Hundreds of thousands of Brits like her face losing handouts as a raft of new measures designed to contain the escalating cost of welfare begins to bite. Prime Minister David Cameron says the measures are necessary to save public money and to give British people more incentive to work.

But Liam Byrne of the opposition Labour Party says Cameron is penalizing the most vulnerable and dismantling a venerable British institution: the Welfare State.

“The system that supports those of our neighbors who are in need is being taken apart,” says Byrne. “What he’s now implementing is a brutal society where those that are poorest have the most taken from them.”

The government argues that the welfare system is ripe for reform; there is widespread abuse. When it introduced a tough new test for disability benefit, almost a million people dropped their claims rather than submit to it. Some had been citing “blisters “ and “acne” as reasons for their inability to work. More than 46,000 claimed incapacity benefit because of “behavioral disorders due to the use of alcohol.”
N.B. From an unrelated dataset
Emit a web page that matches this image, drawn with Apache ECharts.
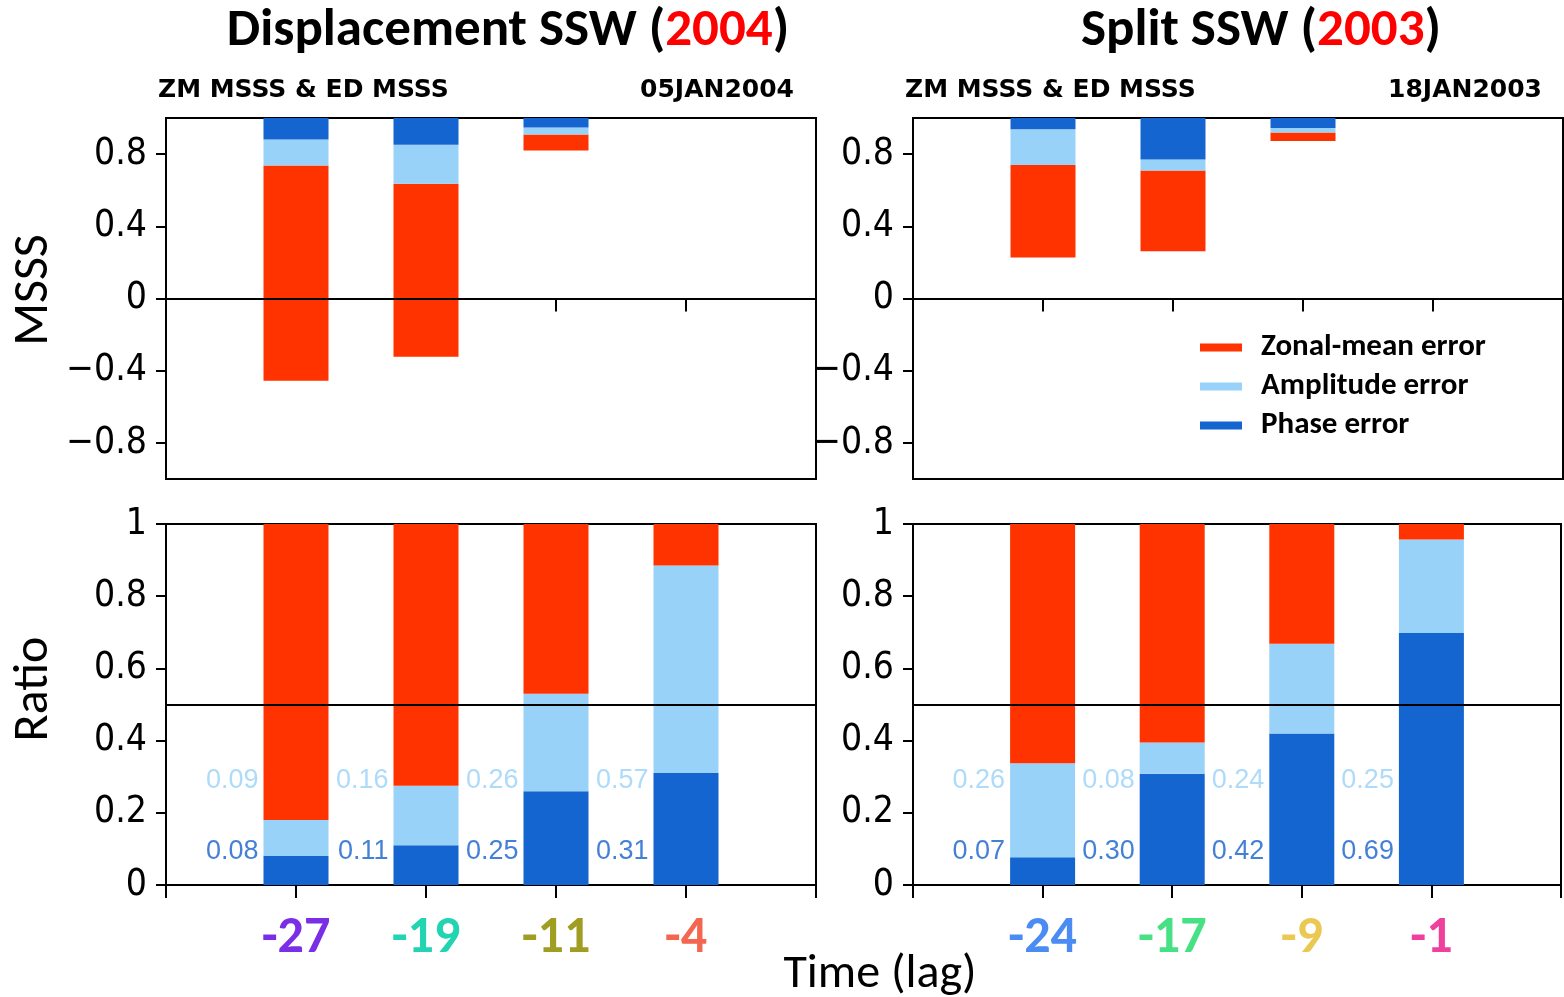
<!DOCTYPE html>
<html>
<head>
<meta charset="utf-8">
<script src="https://cdn.jsdelivr.net/npm/echarts@6/dist/echarts.min.js"></script>
<style>html,body{margin:0;padding:0;background:#fff}#c{width:1564px;height:997px}</style>
</head>
<body>
<div id="c"></div>
<script>
// ---------------- data ----------------
const lagsDisp = ['-27', '-19', '-11', '-4'];
const lagsSplit = ['-24', '-17', '-9', '-1'];
const lagColorsDisp = ['#7A2EE6', '#22D4B2', '#A09E22', '#F4664F'];
const lagColorsSplit = ['#4A8BF4', '#45E184', '#EAC852', '#F0409E'];

// MSSS panels: segment boundaries (bars hang from MSSS = 1)
const dispPhaseTop = [1, 1, 1, null];
const dispAmpTop   = [0.881, 0.852, 0.948, null];
const dispZmTop    = [0.737, 0.636, 0.909, null];
const dispZmBottom = [-0.455, -0.323, 0.82, null];

const splitPhaseTop = [1, 1, 1, null];
const splitAmpTop   = [0.938, 0.770, 0.944, null];
const splitZmTop    = [0.739, 0.709, 0.92, null];
const splitZmBottom = [0.227, 0.262, 0.872, null];

// Ratio panels
const dispPhaseRatio = [0.08, 0.11, 0.26, 0.31];
const dispAmpRatio   = [0.10, 0.165, 0.27, 0.575];
const dispZmRatio    = [0.82, 0.725, 0.47, 0.115];
const splitPhaseRatio = [0.077, 0.308, 0.42, 0.698];
const splitAmpRatio   = [0.26, 0.087, 0.248, 0.259];
const splitZmRatio    = [0.663, 0.605, 0.332, 0.043];

const dispAmpLabels   = ['0.09', '0.16', '0.26', '0.57'];
const dispPhaseLabels = ['0.08', '0.11', '0.25', '0.31'];
const splitAmpLabels   = ['0.26', '0.08', '0.24', '0.25'];
const splitPhaseLabels = ['0.07', '0.30', '0.42', '0.69'];

const msssTicks = [-0.8, -0.4, 0, 0.4, 0.8];

// ---------------- styling ----------------
const RED = '#FF3300', LBLUE = '#99D2F8', DBLUE = '#1565D0';
const NAME_ZM = 'Zonal-mean error', NAME_AMP = 'Amplitude error', NAME_PH = 'Phase error';
const tickFont = '"DejaVu Sans Condensed", "Liberation Sans", sans-serif';
const calFont = 'Carlito, Lato, "Open Sans", sans-serif';

const chart = echarts.init(document.getElementById('c'), null, {renderer: 'canvas'});

function cats(lags) { return [''].concat(lags, ['']); }
function pad(arr) { return ['-'].concat(arr.map(v => v == null ? '-' : v), ['-']); }
function diff(a, b) { return a.map((v, i) => (v == null || b[i] == null) ? null : +(v - b[i]).toFixed(4)); }

function fmtTick(v) {
  if (v === 0) return '0';
  if (Math.abs(v) === 1) return (v < 0 ? '\u2212' : '') + '1';
  return (v < 0 ? '\u2212' : '') + Math.abs(v).toFixed(1);
}

const grids = [
  {left: 166, top: 118, width: 650, height: 361},
  {left: 913, top: 118, width: 650, height: 361},
  {left: 166, top: 524, width: 650, height: 361},
  {left: 913, top: 524, width: 650, height: 361}
].map(g => Object.assign(g, {show: true, borderColor: '#000', borderWidth: 2, containLabel: false}));

function xAx(gi, lags, colors, showLabels) {
  return {
    type: 'category', gridIndex: gi, data: cats(lags), boundaryGap: false,
    axisLine: {show: true, lineStyle: {color: '#000', width: 2}},
    axisTick: {show: true, interval: 0, length: 13, inside: false, lineStyle: {color: '#000', width: 2}},
    axisLabel: {
      show: showLabels, interval: 0, margin: 28,
      fontFamily: calFont, fontWeight: 'bold', fontSize: 52,
      color: function (v) { const i = lags.indexOf(v); return i >= 0 ? colors[i] : '#000'; }
    },
    splitLine: {show: false}
  };
}
function yAxTop(gi) {
  return {
    type: 'value', gridIndex: gi, min: -1, max: 1,
    axisLine: {show: true, lineStyle: {color: '#000', width: 2}},
    axisTick: {show: true, length: 10, lineStyle: {color: '#000', width: 2}, customValues: msssTicks},
    axisLabel: {show: true, customValues: msssTicks, formatter: fmtTick, margin: 19,
      fontFamily: tickFont, fontSize: 37, color: '#000'},
    splitLine: {show: false}
  };
}
function yAxBot(gi) {
  return {
    type: 'value', gridIndex: gi, min: 0, max: 1, interval: 0.2,
    axisLine: {show: true, lineStyle: {color: '#000', width: 2}},
    axisTick: {show: true, length: 10, lineStyle: {color: '#000', width: 2}},
    axisLabel: {show: true, formatter: fmtTick, margin: 19,
      fontFamily: tickFont, fontSize: 37, color: '#000'},
    splitLine: {show: false}
  };
}

function msssSeries(gi, phaseTop, ampTop, zmTop, zmBottom) {
  const st = 'msss' + gi;
  const common = {type: 'bar', xAxisIndex: gi, yAxisIndex: gi, stack: st, stackStrategy: 'all',
    barWidth: 65, silent: true, animation: false};
  return [
    Object.assign({}, common, {name: 'base', data: pad(zmBottom), itemStyle: {color: 'rgba(0,0,0,0)'},
      markLine: {silent: true, symbol: 'none', label: {show: false},
        lineStyle: {color: '#000', width: 2, type: 'solid'}, data: [{yAxis: 0}]}}),
    Object.assign({}, common, {name: NAME_ZM, data: pad(diff(zmTop, zmBottom)), itemStyle: {color: RED}}),
    Object.assign({}, common, {name: NAME_AMP, data: pad(diff(ampTop, zmTop)), itemStyle: {color: LBLUE}}),
    Object.assign({}, common, {name: NAME_PH, data: pad(diff(phaseTop, ampTop)), itemStyle: {color: DBLUE}})
  ];
}
function ratioSeries(gi, lags, phase, amp, zm, ampLabels, phaseLabels) {
  const st = 'ratio' + gi;
  const common = {type: 'bar', xAxisIndex: gi, yAxisIndex: gi, stack: st, barWidth: 65, silent: true, animation: false};
  const lblStyle = {fontFamily: '"Liberation Sans", sans-serif', fontSize: 27};
  return [
    Object.assign({}, common, {name: NAME_PH, data: pad(phase), itemStyle: {color: DBLUE},
      markLine: {silent: true, symbol: 'none', label: {show: false},
        lineStyle: {color: '#000', width: 2, type: 'solid'}, data: [{yAxis: 0.5}]}}),
    Object.assign({}, common, {name: NAME_AMP, data: pad(amp), itemStyle: {color: LBLUE}}),
    Object.assign({}, common, {name: NAME_ZM, data: pad(zm), itemStyle: {color: RED}}),
    {type: 'scatter', xAxisIndex: gi, yAxisIndex: gi, silent: true, animation: false,
      symbolSize: 1, itemStyle: {color: 'rgba(0,0,0,0)'},
      data: lags.map(l => [l, 0.29]),
      label: Object.assign({show: true, position: 'left', distance: 37, color: LBLUE,
        formatter: p => ampLabels[p.dataIndex]}, lblStyle)},
    {type: 'scatter', xAxisIndex: gi, yAxisIndex: gi, silent: true, animation: false,
      symbolSize: 1, itemStyle: {color: 'rgba(0,0,0,0)'},
      data: lags.map(l => [l, 0.094]),
      label: Object.assign({show: true, position: 'left', distance: 37, color: '#1560CC',
        formatter: p => phaseLabels[p.dataIndex]}, lblStyle)}
  ];
}

const titleRich = {
  a: {fontFamily: calFont, fontWeight: 'bold', fontSize: 53, fill: '#000', color: '#000'},
  b: {fontFamily: calFont, fontWeight: 'bold', fontSize: 53, fill: '#FF0000', color: '#FF0000'}
};
const subFont = 'bold 25px "DejaVu Sans", sans-serif';

const option = {
  backgroundColor: '#fff',
  animation: false,
  grid: grids,
  xAxis: [
    xAx(0, lagsDisp, lagColorsDisp, false),
    xAx(1, lagsSplit, lagColorsSplit, false),
    xAx(2, lagsDisp, lagColorsDisp, true),
    xAx(3, lagsSplit, lagColorsSplit, true)
  ],
  yAxis: [yAxTop(0), yAxTop(1), yAxBot(2), yAxBot(3)],
  legend: {
    show: true, orient: 'vertical', left: 1200, top: 332, padding: 0, itemWidth: 42, itemHeight: 8, itemGap: 8,
    icon: 'rect', data: [NAME_ZM, NAME_AMP, NAME_PH], selectedMode: false,
    textStyle: {fontFamily: calFont, fontWeight: 'bold', fontSize: 31, color: '#000', padding: [0, 0, 0, 14]}
  },
  series: [].concat(
    msssSeries(0, dispPhaseTop, dispAmpTop, dispZmTop, dispZmBottom),
    msssSeries(1, splitPhaseTop, splitAmpTop, splitZmTop, splitZmBottom),
    ratioSeries(2, lagsDisp, dispPhaseRatio, dispAmpRatio, dispZmRatio, dispAmpLabels, dispPhaseLabels),
    ratioSeries(3, lagsSplit, splitPhaseRatio, splitAmpRatio, splitZmRatio, splitAmpLabels, splitPhaseLabels)
  ),
  graphic: [
    {type: 'text', x: 508, y: 32, style: {text: '{a|Displacement SSW (}{b|2004}{a|)}', rich: titleRich,
      align: 'center', verticalAlign: 'middle'}},
    {type: 'text', x: 1261, y: 32, style: {text: '{a|Split SSW (}{b|2003}{a|)}', rich: titleRich,
      align: 'center', verticalAlign: 'middle'}},
    {type: 'text', x: 158, y: 90, style: {text: 'ZM MSSS & ED MSSS', font: subFont, fill: '#000', align: 'left', verticalAlign: 'middle'}},
    {type: 'text', x: 794, y: 90, style: {text: '05JAN2004', font: subFont, fill: '#000', align: 'right', verticalAlign: 'middle'}},
    {type: 'text', x: 905, y: 90, style: {text: 'ZM MSSS & ED MSSS', font: subFont, fill: '#000', align: 'left', verticalAlign: 'middle'}},
    {type: 'text', x: 1542, y: 90, style: {text: '18JAN2003', font: subFont, fill: '#000', align: 'right', verticalAlign: 'middle'}},
    {type: 'text', x: 34, y: 290, rotation: Math.PI / 2, style: {text: 'MSSS', font: '50px ' + calFont, fill: '#000', align: 'center', verticalAlign: 'middle'}},
    {type: 'text', x: 34, y: 689, rotation: Math.PI / 2, style: {text: 'Ratio', font: '50px ' + calFont, fill: '#000', align: 'center', verticalAlign: 'middle'}},
    {type: 'text', x: 880, y: 975, style: {text: 'Time (lag)', font: '48px ' + calFont, fill: '#000', align: 'center', verticalAlign: 'middle'}}
  ]
};
chart.setOption(option);
</script>
</body>
</html>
The Minister for Work and Pensions Iain Duncan-Smith vigorously defends his reforms: “What we’re doing is getting some fairness in the system,” he says. “We’re getting  the bills under control and reforming a system that leaves people trapped on benefit, out of work. That has to change. We’re changing it now.”

Welfare and state pensions will soon account for $320 billion a year in Britain — a third of all public spending. The government claims that even with the reforms it won’t reduce that overall bill, just stop it spiraling out of control.